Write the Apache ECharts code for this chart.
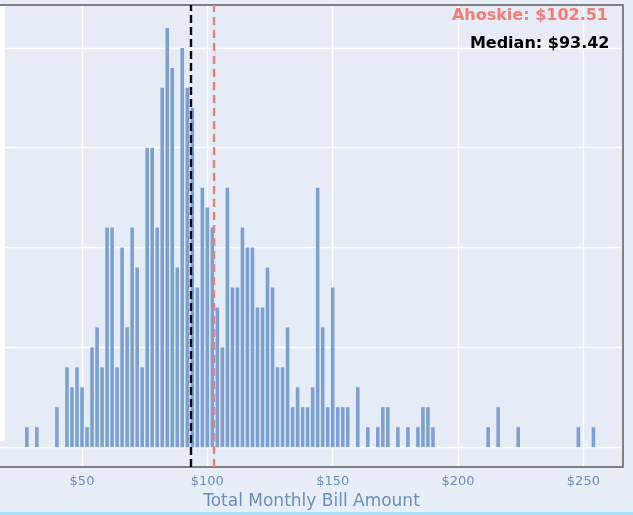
<!DOCTYPE html>
<html>
<head>
<meta charset="utf-8">
<script src="https://cdn.jsdelivr.net/npm/echarts@6/dist/echarts.min.js"></script>
<style>
html,body{margin:0;padding:0;background:#e7eef7;}
#chart{width:633px;height:515px;}
</style>
</head>
<body>
<div id="chart"></div>
<script>
// bin centres ($, bins are $2 wide) and counts
var binCenters = [28,32,40,44,46,48,50,52,54,56,58,60,62,64,66,68,70,72,74,76,78,80,
	82,84,86,88,90,92,94,96,98,100,102,104,106,108,110,112,114,116,118,120,122,124,126,
	128,130,132,134,136,138,140,142,144,146,148,150,152,154,156,160,164,168,170,172,176,
	180,184,186,188,190,212,216,224,248,254];
var binCounts = [1,1,2,4,3,4,3,1,5,6,4,11,11,4,10,6,11,9,4,15,15,11,
	18,21,19,9,20,18,17,8,13,12,11,7,5,13,8,8,11,10,10,7,7,9,8,
	4,4,6,2,3,2,2,3,13,6,2,8,2,2,2,3,1,1,2,2,1,
	1,1,2,2,1,1,2,1,1,1];
var medianValue = 93.42;
var ahoskieValue = 102.51;
var xRange = [17.29, 265.8];
var yRange = [-1, 22.15];

var labelColor = '#6a8dc2';
var frameColor = '#808080';

var barData = [];
for(var i=0;i<binCenters.length;i++){
	barData.push([binCenters[i], binCounts[i]]);
}

var chart = echarts.init(document.getElementById('chart'));
var option = {
	backgroundColor: '#e7eef7',
	animation: false,
	textStyle: {fontFamily: 'DejaVu Sans'},
	grid: {
		left: 0, right: 10, top: 5, bottom: 47,
		show: true, backgroundColor: '#e5ecf6', borderWidth: 0
	},
	xAxis: [{
		type: 'value',
		min: xRange[0], max: xRange[1],
		splitNumber: 5,
		axisLine: {show: true, onZero: false, lineStyle: {color: frameColor, width: 2}},
		axisTick: {show: false},
		axisLabel: {
			color: labelColor, fontSize: 13, margin: 8,
			showMinLabel: false, showMaxLabel: false,
			formatter: function(v){ return '$' + v; }
		},
		splitLine: {show: true, showMinLine: false, showMaxLine: false, lineStyle: {color: '#ffffff', width: 1.3}},
		name: 'Total Monthly Bill Amount',
		nameLocation: 'middle',
		nameGap: 24,
		nameTextStyle: {color: labelColor, fontSize: 17}
	},{
		// mirrored frame line on top
		type: 'value', position: 'top',
		min: xRange[0], max: xRange[1],
		axisLine: {show: true, onZero: false, lineStyle: {color: frameColor, width: 2}},
		axisTick: {show: false}, axisLabel: {show: false}, splitLine: {show: false}
	}],
	yAxis: [{
		type: 'value',
		min: yRange[0], max: yRange[1],
		splitNumber: 5,
		axisLine: {show: false},
		axisTick: {show: false},
		axisLabel: {show: false},
		splitLine: {show: true, showMinLine: false, showMaxLine: false, lineStyle: {color: '#ffffff', width: 1.3}}
	},{
		// mirrored frame line on the right
		type: 'value', position: 'right',
		min: yRange[0], max: yRange[1],
		axisLine: {show: true, onZero: false, lineStyle: {color: frameColor, width: 2}},
		axisTick: {show: false}, axisLabel: {show: false}, splitLine: {show: false}
	}],
	series: [{
		type: 'bar',
		data: barData,
		barWidth: 3.6,
		itemStyle: {color: '#7da0d2'},
		markLine: {
			silent: true,
			symbol: ['none','none'],
			label: {show: false},
			data: [
				{xAxis: medianValue, lineStyle: {color: '#000000', type: [8,4], width: 2.4}},
				{xAxis: ahoskieValue, lineStyle: {color: '#f77b72', type: [8,5], width: 2.4}}
			]
		}
	}],
	graphic: [
		{type: 'rect', z: 100, shape: {x: 0, y: 6, width: 5, height: 435}, style: {fill: '#ffffff'}},
		{type: 'rect', z: 100, shape: {x: 0, y: 512, width: 633, height: 3}, style: {fill: '#a5e3f8'}},
		{type: 'text', z: 100, style: {
			text: 'Ahoskie: $' + ahoskieValue.toFixed(2), x: 608, y: 16,
			align: 'right', verticalAlign: 'middle', textAlign: 'right', textVerticalAlign: 'middle',
			font: 'bold 16px "DejaVu Sans"', fill: '#f77b72'
		}},
		{type: 'text', z: 100, style: {
			text: 'Median: $' + medianValue.toFixed(2), x: 609.5, y: 44,
			align: 'right', verticalAlign: 'middle', textAlign: 'right', textVerticalAlign: 'middle',
			font: 'bold 16px "DejaVu Sans"', fill: '#000000'
		}}
	]
};
chart.setOption(option);
</script>
</body>
</html>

*TASK INSTRUCTIONS*
Quote the full listing above word for word; exclude every picture from the copy.

*RESULT OF THIS EXERCISE*
Write the Apache ECharts code for this chart.
<!DOCTYPE html>
<html>
<head>
<meta charset="utf-8">
<script src="https://cdn.jsdelivr.net/npm/echarts@6/dist/echarts.min.js"></script>
<style>
html,body{margin:0;padding:0;background:#e7eef7;}
#chart{width:633px;height:515px;}
</style>
</head>
<body>
<div id="chart"></div>
<script>
// bin centres ($, bins are $2 wide) and counts
var binCenters = [28,32,40,44,46,48,50,52,54,56,58,60,62,64,66,68,70,72,74,76,78,80,
	82,84,86,88,90,92,94,96,98,100,102,104,106,108,110,112,114,116,118,120,122,124,126,
	128,130,132,134,136,138,140,142,144,146,148,150,152,154,156,160,164,168,170,172,176,
	180,184,186,188,190,212,216,224,248,254];
var binCounts = [1,1,2,4,3,4,3,1,5,6,4,11,11,4,10,6,11,9,4,15,15,11,
	18,21,19,9,20,18,17,8,13,12,11,7,5,13,8,8,11,10,10,7,7,9,8,
	4,4,6,2,3,2,2,3,13,6,2,8,2,2,2,3,1,1,2,2,1,
	1,1,2,2,1,1,2,1,1,1];
var medianValue = 93.42;
var ahoskieValue = 102.51;
var xRange = [17.29, 265.8];
var yRange = [-1, 22.15];

var labelColor = '#6a8dc2';
var frameColor = '#808080';

var barData = [];
for(var i=0;i<binCenters.length;i++){
	barData.push([binCenters[i], binCounts[i]]);
}

var chart = echarts.init(document.getElementById('chart'));
var option = {
	backgroundColor: '#e7eef7',
	animation: false,
	textStyle: {fontFamily: 'DejaVu Sans'},
	grid: {
		left: 0, right: 10, top: 5, bottom: 47,
		show: true, backgroundColor: '#e5ecf6', borderWidth: 0
	},
	xAxis: [{
		type: 'value',
		min: xRange[0], max: xRange[1],
		splitNumber: 5,
		axisLine: {show: true, onZero: false, lineStyle: {color: frameColor, width: 2}},
		axisTick: {show: false},
		axisLabel: {
			color: labelColor, fontSize: 13, margin: 8,
			showMinLabel: false, showMaxLabel: false,
			formatter: function(v){ return '$' + v; }
		},
		splitLine: {show: true, showMinLine: false, showMaxLine: false, lineStyle: {color: '#ffffff', width: 1.3}},
		name: 'Total Monthly Bill Amount',
		nameLocation: 'middle',
		nameGap: 24,
		nameTextStyle: {color: labelColor, fontSize: 17}
	},{
		// mirrored frame line on top
		type: 'value', position: 'top',
		min: xRange[0], max: xRange[1],
		axisLine: {show: true, onZero: false, lineStyle: {color: frameColor, width: 2}},
		axisTick: {show: false}, axisLabel: {show: false}, splitLine: {show: false}
	}],
	yAxis: [{
		type: 'value',
		min: yRange[0], max: yRange[1],
		splitNumber: 5,
		axisLine: {show: false},
		axisTick: {show: false},
		axisLabel: {show: false},
		splitLine: {show: true, showMinLine: false, showMaxLine: false, lineStyle: {color: '#ffffff', width: 1.3}}
	},{
		// mirrored frame line on the right
		type: 'value', position: 'right',
		min: yRange[0], max: yRange[1],
		axisLine: {show: true, onZero: false, lineStyle: {color: frameColor, width: 2}},
		axisTick: {show: false}, axisLabel: {show: false}, splitLine: {show: false}
	}],
	series: [{
		type: 'bar',
		data: barData,
		barWidth: 3.6,
		itemStyle: {color: '#7da0d2'},
		markLine: {
			silent: true,
			symbol: ['none','none'],
			label: {show: false},
			data: [
				{xAxis: medianValue, lineStyle: {color: '#000000', type: [8,4], width: 2.4}},
				{xAxis: ahoskieValue, lineStyle: {color: '#f77b72', type: [8,5], width: 2.4}}
			]
		}
	}],
	graphic: [
		{type: 'rect', z: 100, shape: {x: 0, y: 6, width: 5, height: 435}, style: {fill: '#ffffff'}},
		{type: 'rect', z: 100, shape: {x: 0, y: 512, width: 633, height: 3}, style: {fill: '#a5e3f8'}},
		{type: 'text', z: 100, style: {
			text: 'Ahoskie: $' + ahoskieValue.toFixed(2), x: 608, y: 16,
			align: 'right', verticalAlign: 'middle', textAlign: 'right', textVerticalAlign: 'middle',
			font: 'bold 16px "DejaVu Sans"', fill: '#f77b72'
		}},
		{type: 'text', z: 100, style: {
			text: 'Median: $' + medianValue.toFixed(2), x: 609.5, y: 44,
			align: 'right', verticalAlign: 'middle', textAlign: 'right', textVerticalAlign: 'middle',
			font: 'bold 16px "DejaVu Sans"', fill: '#000000'
		}}
	]
};
chart.setOption(option);
</script>
</body>
</html>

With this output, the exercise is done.